Although my research was primarily novel—given that the CFP was only established in 2014—there’s similar research that predicted the 68 college basketball teams in the March Madness NCAA men’s basketball tournament. The NCAA research applied a Probit statistical model (i.e. binary dependent variables), and upon investigation, I found that the same model would be most effective to prove out my CFP hypothesis.

Once I selected the model, I moved onto gathering data to assess the CFP selection committee’s evaluation criteria and the significance given to each principle within it.

The good news is, there wasn’t much guesswork in determining which data attributes to gather—the CFP selection committee publishes its information on the web. I also gathered and analyzed some publicly available information put out by the CFP selection committee and sports analyst. And, I gathered and evaluated school and team-specific information in order to detect a voting bias.

Once I gathered and verified all the data from all my sources, it was time to harmonize it. This is where things get technical, but don’t worry, I’ll break it all down.

  • Using Callahan’s Intelligence Platform statistical software, I ran a multivariate Probit regression analysis
  • After performing diagnostics to stabilize the data model, I removed variables until those that were left were statistically significant
  • The end result was a highly predictive model/algorithm (McFadden R-Squared of ~ 0.86)

The results of the analysis indicated that conference champions, strength of schedule, point value of largest loss, average point differential throughout the season and a school’s rights and licensing revenue earned will statistically influence which team makes the college football playoffs. This is the first hint of bias in the selection committee voting process.

The results also demonstrate that the playoff committee does in fact, give considerations, whether direct or indirect, to the profitability of having a particular school included in the college football playoffs. Schools with stronger brand positions are more likely to produce larger merchandise sales and game viewership than a school with a lesser brand position.

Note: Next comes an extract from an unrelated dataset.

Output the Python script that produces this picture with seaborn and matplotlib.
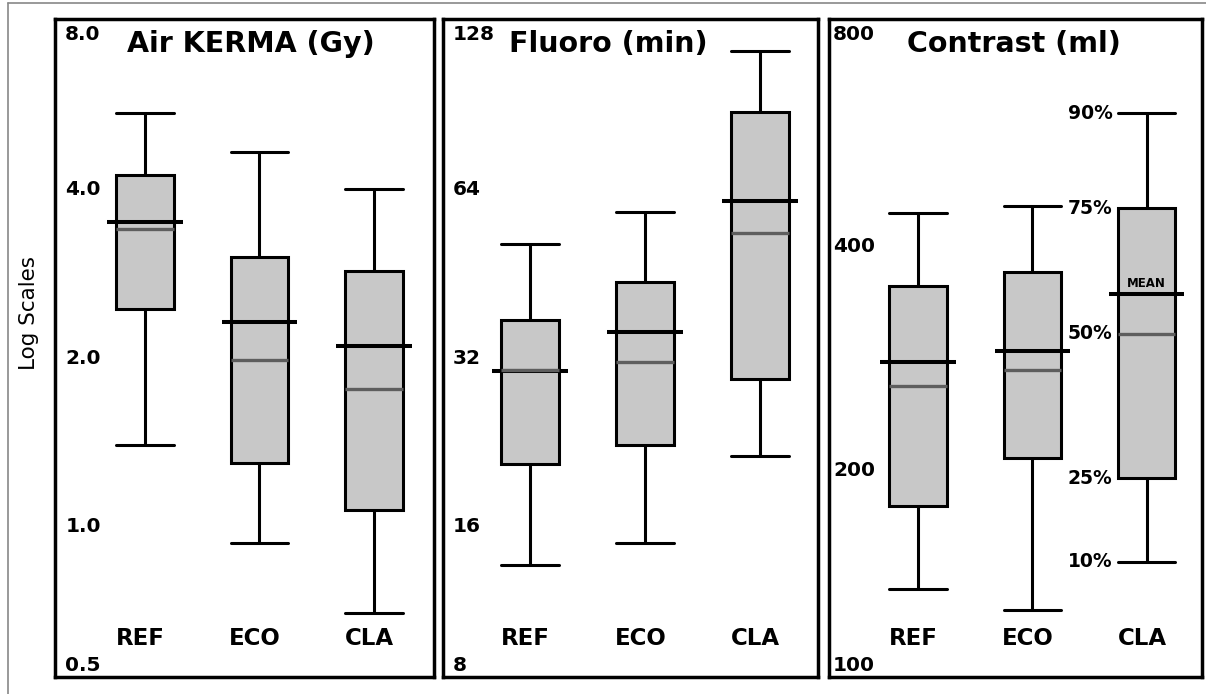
import numpy as np
import pandas as pd
import seaborn as sns
import matplotlib.pyplot as plt
from matplotlib import transforms
from matplotlib.lines import Line2D

# groups shown in every panel
groups = ["REF", "ECO", "CLA"]

# Air KERMA (Gy): 10th pct, 25th, median, 75th, 90th pct, mean
kerma_p10 = [1.40, 0.935, 0.70]
kerma_q1 = [2.45, 1.30, 1.07]
kerma_med = [3.40, 1.99, 1.76]
kerma_q3 = [4.26, 3.03, 2.86]
kerma_p90 = [5.48, 4.68, 4.01]
kerma_mean = [3.50, 2.32, 2.10]

# Fluoro (min)
fluoro_p10 = [13.7, 15.0, 21.4]
fluoro_q1 = [20.7, 22.4, 29.4]
fluoro_med = [30.5, 31.5, 53.6]
fluoro_q3 = [37.5, 43.9, 88.2]
fluoro_p90 = [51.2, 58.4, 113.4]
fluoro_mean = [30.4, 35.7, 61.1]

# Contrast (ml)
contrast_p10 = [139, 130, 151]
contrast_q1 = [179.5, 208, 195.5]
contrast_med = [260, 273, 306]
contrast_q3 = [355, 370, 451]
contrast_p90 = [444, 454, 605]
contrast_mean = [280, 290, 346]

# axis labels written inside each frame
kerma_ticks = [4.0, 2.0, 1.0]
kerma_ticklabels = ["4.0", "2.0", "1.0"]
fluoro_ticks = [64, 32, 16]
fluoro_ticklabels = ["64", "32", "16"]
contrast_ticks = [400, 200]
contrast_ticklabels = ["400", "200"]

pct_labels = ["10%", "25%", "50%", "75%", "90%"]

BOX_FILL = "#c8c8c8"
MEDIAN_GRAY = "#5e5e5e"


def draw_panel(ax, title, p10, q1, med, q3, p90, mean, ticks, ticklabels,
               top_label, bottom_label, ylim, xlim, label_x, title_x):
    # five summary values per group -> whiskers at min/max give 10th/90th pct
    df = pd.DataFrame({
        "group": np.repeat(groups, 5),
        "value": np.column_stack([p10, q1, med, q3, p90]).ravel(),
    })
    sns.boxplot(data=df, x="group", y="value", order=groups, whis=(0, 100),
                width=0.5, color=BOX_FILL, saturation=1, linecolor="black",
                linewidth=2.2, log_scale=2, capwidths=0.5,
                medianprops={"color": MEDIAN_GRAY, "linewidth": 2.4},
                ax=ax)

    # mean lines, a bit wider than the boxes, under the median line
    xs = np.arange(len(groups))
    ax.hlines(mean, xs - 0.33, xs + 0.33, color="black", linewidth=2.9,
              zorder=2.05)

    ax.set_xlim(*xlim)
    ax.set_ylim(*ylim)
    ax.set_xlabel("")
    ax.set_ylabel("")
    ax.tick_params(which="both", left=False, labelleft=False,
                   bottom=False, labelbottom=False)
    for sp in ax.spines.values():
        sp.set_visible(True)
        sp.set_color("black")
        sp.set_linewidth(2.5)

    trans = transforms.blended_transform_factory(ax.transAxes, ax.transData)
    for t, lab in zip(ticks, ticklabels):
        ax.text(label_x, t, lab, transform=trans, ha="left", va="center",
                fontsize=14.5, fontweight="bold")
    ax.text(label_x, 0.977, top_label, transform=ax.transAxes, ha="left",
            va="center", fontsize=14.5, fontweight="bold")
    ax.text(label_x, 0.018, bottom_label, transform=ax.transAxes, ha="left",
            va="center", fontsize=14.5, fontweight="bold")

    for i, g in enumerate(groups):
        ax.text(i - 0.04, 0.059, g, transform=ax.get_xaxis_transform(),
                ha="center", va="center", fontsize=16.5, fontweight="bold")

    ax.text(title_x, 0.962, title, transform=ax.transAxes, ha="center",
            va="center", fontsize=20.5, fontweight="bold")


sns.set_theme(style="white")
plt.rcParams["font.family"] = ["DejaVu Sans"]
plt.rcParams["text.color"] = "black"

fig = plt.figure(figsize=(12.06, 6.94), dpi=100)
W, H = 1206, 694
bottom = 1 - 677 / H
height = 658 / H
ax1 = fig.add_axes([55 / W, bottom, 379 / W, height])
ax2 = fig.add_axes([443 / W, bottom, 375 / W, height])
ax3 = fig.add_axes([829 / W, bottom, 373 / W, height])

draw_panel(ax1, "Air KERMA (Gy)", kerma_p10, kerma_q1, kerma_med, kerma_q3,
           kerma_p90, kerma_mean, kerma_ticks, kerma_ticklabels, "8.0", "0.5",
           (0.539, 8.08), (-0.786, 2.524), 0.027, 0.518)
draw_panel(ax2, "Fluoro (min)", fluoro_p10, fluoro_q1, fluoro_med, fluoro_q3,
           fluoro_p90, fluoro_mean, fluoro_ticks, fluoro_ticklabels, "128", "8",
           (8.63, 129.3), (-0.757, 2.504), 0.027, 0.44)
draw_panel(ax3, "Contrast (ml)", contrast_p10, contrast_q1, contrast_med,
           contrast_q3, contrast_p90, contrast_mean, contrast_ticks,
           contrast_ticklabels, "800", "100",
           (105.7, 810), (-0.779, 2.484), 0.011, 0.496)

# percentile key next to the CLA contrast box
cla_stats = [contrast_p10[2], contrast_q1[2], contrast_med[2],
             contrast_q3[2], contrast_p90[2]]
for v, lab in zip(cla_stats, pct_labels):
    ax3.text(1.70, v, lab, ha="right", va="center", fontsize=13.5,
             fontweight="bold")
ax3.annotate("MEAN", (2, contrast_mean[2]), xytext=(0, 3),
             textcoords="offset points", ha="center", va="bottom",
             fontsize=8.5, fontweight="bold")

fig.text(29 / W, 1 - 313 / H, "Log Scales", rotation=90, ha="center",
         va="center", fontsize=15.5)

# thin grey border of the original figure
fig.add_artist(Line2D([8 / W, 8 / W], [0, 1 - 3 / H], color="#888888",
                      linewidth=1.2, transform=fig.transFigure))
fig.add_artist(Line2D([8 / W, 1], [1 - 3 / H, 1 - 3 / H], color="#888888",
                      linewidth=1.2, transform=fig.transFigure))

fig.savefig("out.png", dpi=100)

This is magnified in the CFP, so the final team matchup is likely to include two teams with established brand positions.

In order to test the data’s accuracy and to take a deeper dive through reperformance, I pushed all university and team-related information through the model for each year.

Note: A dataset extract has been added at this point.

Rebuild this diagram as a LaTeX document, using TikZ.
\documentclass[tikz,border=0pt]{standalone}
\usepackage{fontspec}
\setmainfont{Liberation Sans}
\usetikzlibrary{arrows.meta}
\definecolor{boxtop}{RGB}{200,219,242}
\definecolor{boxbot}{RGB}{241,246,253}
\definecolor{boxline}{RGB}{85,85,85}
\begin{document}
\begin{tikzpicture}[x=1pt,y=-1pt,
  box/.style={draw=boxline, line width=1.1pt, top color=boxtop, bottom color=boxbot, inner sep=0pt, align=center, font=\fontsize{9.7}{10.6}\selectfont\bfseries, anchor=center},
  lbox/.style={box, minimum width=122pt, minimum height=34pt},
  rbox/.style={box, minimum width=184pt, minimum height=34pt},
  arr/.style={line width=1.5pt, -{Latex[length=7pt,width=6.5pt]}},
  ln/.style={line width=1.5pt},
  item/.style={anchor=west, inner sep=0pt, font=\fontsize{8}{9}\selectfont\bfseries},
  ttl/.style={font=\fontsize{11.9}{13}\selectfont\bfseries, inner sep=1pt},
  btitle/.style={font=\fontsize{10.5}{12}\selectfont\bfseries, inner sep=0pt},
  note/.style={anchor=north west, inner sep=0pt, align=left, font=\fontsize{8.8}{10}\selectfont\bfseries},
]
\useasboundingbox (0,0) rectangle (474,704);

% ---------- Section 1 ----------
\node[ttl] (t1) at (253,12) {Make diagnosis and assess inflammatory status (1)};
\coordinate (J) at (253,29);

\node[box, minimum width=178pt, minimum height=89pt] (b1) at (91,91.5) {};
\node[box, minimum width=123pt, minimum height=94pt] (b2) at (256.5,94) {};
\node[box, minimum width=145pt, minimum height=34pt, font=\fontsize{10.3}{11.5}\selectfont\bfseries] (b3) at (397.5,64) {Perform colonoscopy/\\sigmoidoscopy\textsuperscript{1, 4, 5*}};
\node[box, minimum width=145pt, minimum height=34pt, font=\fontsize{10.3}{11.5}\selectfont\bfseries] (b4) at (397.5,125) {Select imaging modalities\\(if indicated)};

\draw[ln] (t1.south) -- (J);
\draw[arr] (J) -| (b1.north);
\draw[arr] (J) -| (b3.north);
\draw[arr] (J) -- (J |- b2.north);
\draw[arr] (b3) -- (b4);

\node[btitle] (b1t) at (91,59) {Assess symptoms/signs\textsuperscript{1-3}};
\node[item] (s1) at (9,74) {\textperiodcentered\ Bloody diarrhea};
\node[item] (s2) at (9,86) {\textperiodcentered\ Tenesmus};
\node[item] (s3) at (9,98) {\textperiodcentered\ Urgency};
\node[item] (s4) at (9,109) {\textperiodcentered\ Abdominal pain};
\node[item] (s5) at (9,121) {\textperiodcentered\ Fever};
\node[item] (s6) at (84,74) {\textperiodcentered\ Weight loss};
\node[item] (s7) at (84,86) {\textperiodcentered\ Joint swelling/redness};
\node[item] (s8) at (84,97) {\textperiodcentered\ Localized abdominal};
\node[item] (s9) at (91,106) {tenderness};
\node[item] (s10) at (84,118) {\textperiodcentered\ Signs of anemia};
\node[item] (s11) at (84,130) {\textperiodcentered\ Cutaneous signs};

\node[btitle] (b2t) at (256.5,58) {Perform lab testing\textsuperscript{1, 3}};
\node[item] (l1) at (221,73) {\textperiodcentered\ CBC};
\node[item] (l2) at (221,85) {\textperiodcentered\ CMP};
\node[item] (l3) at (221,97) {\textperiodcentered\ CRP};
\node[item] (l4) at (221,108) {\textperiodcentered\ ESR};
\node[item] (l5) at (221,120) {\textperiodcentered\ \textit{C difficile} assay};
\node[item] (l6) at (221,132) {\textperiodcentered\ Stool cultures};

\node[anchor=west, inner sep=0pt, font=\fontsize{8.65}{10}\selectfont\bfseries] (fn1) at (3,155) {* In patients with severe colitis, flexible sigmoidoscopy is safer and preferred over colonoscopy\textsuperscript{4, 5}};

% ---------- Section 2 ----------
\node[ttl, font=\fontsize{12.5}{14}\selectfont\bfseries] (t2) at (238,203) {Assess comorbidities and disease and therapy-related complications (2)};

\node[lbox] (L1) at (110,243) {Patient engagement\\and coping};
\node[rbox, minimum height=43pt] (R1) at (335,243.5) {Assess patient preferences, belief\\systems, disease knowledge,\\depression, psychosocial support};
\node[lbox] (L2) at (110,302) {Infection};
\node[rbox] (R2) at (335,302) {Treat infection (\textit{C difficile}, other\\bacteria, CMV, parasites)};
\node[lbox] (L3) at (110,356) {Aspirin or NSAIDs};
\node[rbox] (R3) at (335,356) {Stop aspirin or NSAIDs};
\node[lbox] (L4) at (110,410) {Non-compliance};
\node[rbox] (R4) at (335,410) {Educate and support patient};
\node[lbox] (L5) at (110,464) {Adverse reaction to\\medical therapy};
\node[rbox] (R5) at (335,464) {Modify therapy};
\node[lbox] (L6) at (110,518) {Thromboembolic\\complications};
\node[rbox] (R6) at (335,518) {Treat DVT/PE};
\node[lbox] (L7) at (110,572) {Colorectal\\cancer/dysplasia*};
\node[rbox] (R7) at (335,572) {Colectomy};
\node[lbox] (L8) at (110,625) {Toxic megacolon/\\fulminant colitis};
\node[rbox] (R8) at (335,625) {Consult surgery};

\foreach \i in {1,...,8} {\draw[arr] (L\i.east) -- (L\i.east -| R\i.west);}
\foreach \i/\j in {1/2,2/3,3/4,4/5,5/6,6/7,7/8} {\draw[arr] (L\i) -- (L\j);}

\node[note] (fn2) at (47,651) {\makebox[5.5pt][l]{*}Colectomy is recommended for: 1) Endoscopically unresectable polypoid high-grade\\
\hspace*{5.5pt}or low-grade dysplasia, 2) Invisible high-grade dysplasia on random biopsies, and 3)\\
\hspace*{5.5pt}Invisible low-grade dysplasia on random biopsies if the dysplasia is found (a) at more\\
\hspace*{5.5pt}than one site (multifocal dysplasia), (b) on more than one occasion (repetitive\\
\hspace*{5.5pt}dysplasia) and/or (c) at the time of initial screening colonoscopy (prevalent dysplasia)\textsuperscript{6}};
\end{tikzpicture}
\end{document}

This is where things get interesting. But, don’t worry, I’ll break it all down for you.

  • For 2014-2017, the statistical model agreed with 14 of the 16 teams (87.5%) the playoff committee selected, but only 3 of the 16 team rankings (18.8%).
  • In 2014, the statistical model predicted that Texas Christian University (TCU) should’ve made the playoffs, and that Oregon shouldn’t have.
  • In 2017, the statistical model predicted that the University of Central Florida (UCF) should’ve made the playoffs, and that Alabama shouldn’t have.

All this to say, the hypothesis was proven correct. And, if you were paying attention to the CFP landscape in 2014 and 2017, you’ll remember that these two cases were heavily debated.

So, stepping back into my day job as a business analyst at a marketing agency, our analytics group was tasked with understanding consumer spend patterns for one of our clients.

As a team, we brainstormed different ways to approach the challenge (e.g. creating test groups and monitoring them over time, etc.), and we determined the most efficient and cost-effective way would be to perform a statistical analysis by tagging paydays (based on federal paydays) up to and through the weekend (with consideration for bank holidays and when funds are available).

Then, we used the client’s sales data to tag pay periods as a binary variable (1,0), and used the Callahan Intelligence platform’s statistical software to perform a Probit regression analysis.

The results not only proved our hypothesis that customers, on average, spend more on our client’s products immediately after a payday, it also showed how much more they spend. Using this knowledge, we ran a highly targeted marketing campaign during pay weeks to increase sales performance, and then we paused the campaign during non-pay weeks.

We made a smarter, cost-conscious, strategic decision to improve our client’s bottom line, and we got to use a whole bunch of math!